At any given moment we are each engaged in three dramas, but only one of them ultimately matters.
But there is a second drama that many practical actors ignore—the drama of the theoretical. While we are busy living our lives and doing our ministry, there is a deeper drama informing and guiding our decisions. This drama of the theoretical is where our assumptions and beliefs are at play; where our often unspoken philosophy of ministry is behind the scenes pulling the levers and pushing the buttons—what we believe about the church, mission, culture, and theology. Those with more reflective faculties are able to speak and identify this drama of the theoretical in a way many practical dramatists simply cannot. For this reason, as my college professor used to say, they often find themselves writing about the world rather than running it.
Most pastors and church leaders, as well as the resources created to help them, are primarily concerned with these two dramas—the practical and the theoretical. What should I think and what should I do? For this reason we often ask secular experts in the practical and theoretical to help us lead our churches. But we deceive ourselves if we believe these two dramas comprise the bulk of our life or significance. Because behind the drama of the practical, and far deeper than the drama of the theoretical, there lies a third drama more powerful than either and whose outcome controls them both—the drama of the eternal.
The Quaker missionary and scholar Thomas Kelly wrote about this deeper drama as World War II was escalating:
Out in front of us is the drama of men and of nations, seething, struggling, laboring, dying. Upon this tragic drama in these days our eyes are all set in anxious watchfulness and in prayer. But within the silences of the souls of men an eternal drama is ever being enacted, in these days as well as in others. And on the outcome of this inner drama rests, ultimately, the outer pageant of history. It is the drama of the Hound of Heaven baying relentlessly upon the track of man.

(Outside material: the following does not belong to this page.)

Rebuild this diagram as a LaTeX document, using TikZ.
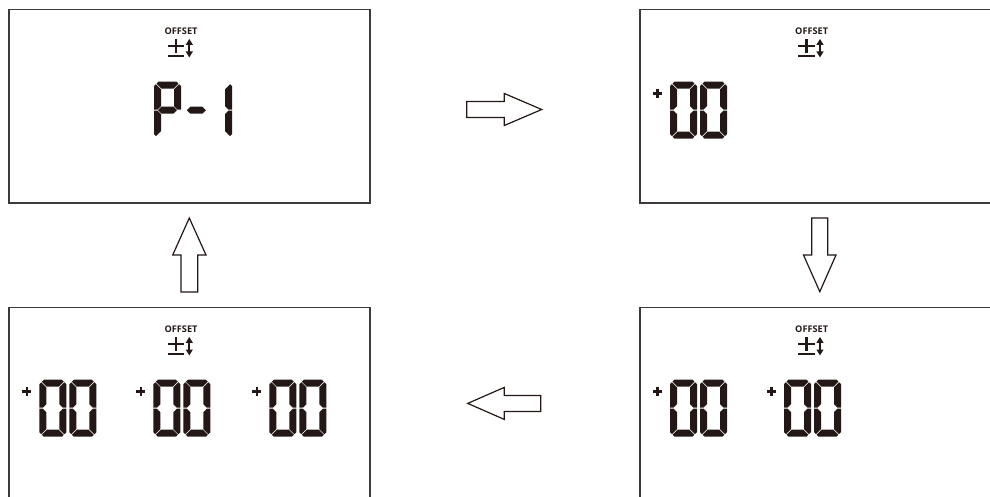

We are not merely managers of religious institutions with practical duties. Neither are we merely thought-leaders living on the rarified air of theory and vision. We are spiritual leaders called to shepherd the souls of women, men, and children. Of all people we are called to be most aware and sensitive to the drama of the eternal. And yet I hear so little about this responsibility among church leaders today because playing in the drama of the eternal is something secular leadership gurus and cultural pundits cannot teach us. But if we, the leaders of the church, will not take up this responsibility then who will?